Rumor: Pictures and Details of Palm's Upcoming Smartphone
Yesterday, Todd Bradley, CEO of Palm's Solutions Group, said his company would be launching a smartphone on October 28. Bradley said it would be data-centric and use GPRS wireless networks. However, he gave few details about it.
A very reliable anonymous source has supplied much more information about this model, including some images. This device will have a 320 by 320 color screen and a built-in keyboard. Also, it will have a 4-way directional pad (a D-pad) with a Select button in the middle.
Palm has added support for the D-pad to the built-in applications. Users can navigate through the Launcher with it and open apps and use it to look up and dial a phone number.
The D-pad may become standard feature on future Palm models. It is rumored that the company's other high-end model will also have a D-pad.
This is not an OS 5 model. It will run Palm OS 4.1 on a 33 MHz Dragonball processor and have 16 MB of RAM.
As mentioned earlier, it has a hi-res screen. According to the source, Palm appears to have used the hi-res API from Palm OS 5 on this model, in the same way Acer used it on the s50 and s60 models, which are also OS 4.1. This means apps written in the future to take advantage of OS 5's hi-res screen will also run on this model.
It has an SD/MMC slot on its lower-right side. There is an infrared port on the top. It uses Palm's Universal Connector and comes with a USB cradle. It also has a flip cover similar to the one on the i705.
The images were taken with a digital camera from a mobile phone so the quality isn't high. However, they are sufficient to show many of the features of the new device and show that it will be comparable in size to a Handspring Treo.

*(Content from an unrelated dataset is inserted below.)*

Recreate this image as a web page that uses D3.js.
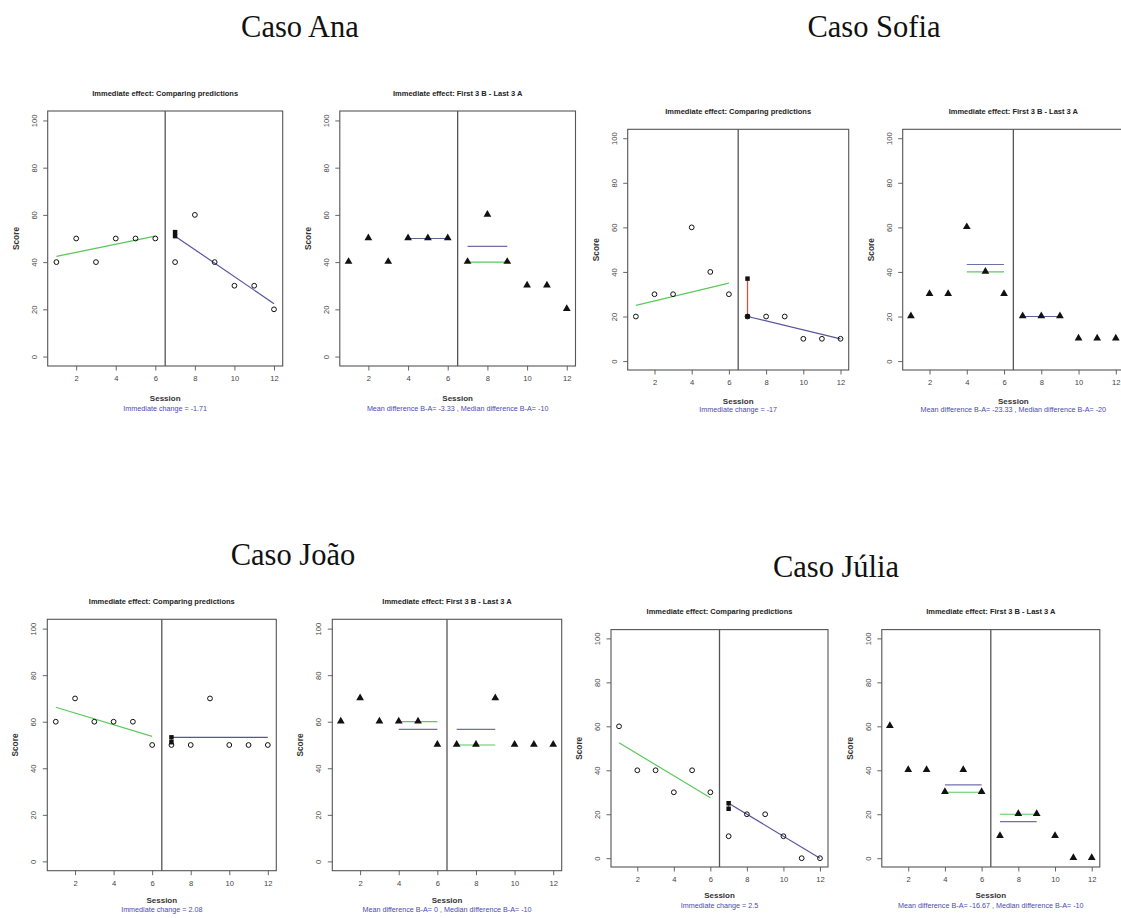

It comes with the standard Palm apps, of course, but also with a copy of Documents to Go, a world clock, an image displaying app, and others.
Yesterday, Bradley said this model will be data-centric. This means it is primarily intended to be used as a wireless handheld, not a mobile phone. Nevertheless, it can be used to make phone calls through a headset. A microphone and speaker are not built in.
This smartphone uses GPRS/GSM wireless networks. GPRS offers 144 Kbps connections, though only under ideal conditions. GPRS is widely deployed in Europe and other parts of the world but is just getting off the ground in the U.S.
It comes with a browser called WebPro, which is not the same one as PalmSource announced earlier this week. That one requires Palm OS 5.
It also comes with an application called Mobile that can be used to dial the phone.
It was rumored that this device would be named Veld; however, this is not the case. According to this source, it will be called the Palm Tungsten W, with the W presumably standing for "wireless".
Apparently, Palm considered naming it the i710, as some of the software on the prototypes calls it that.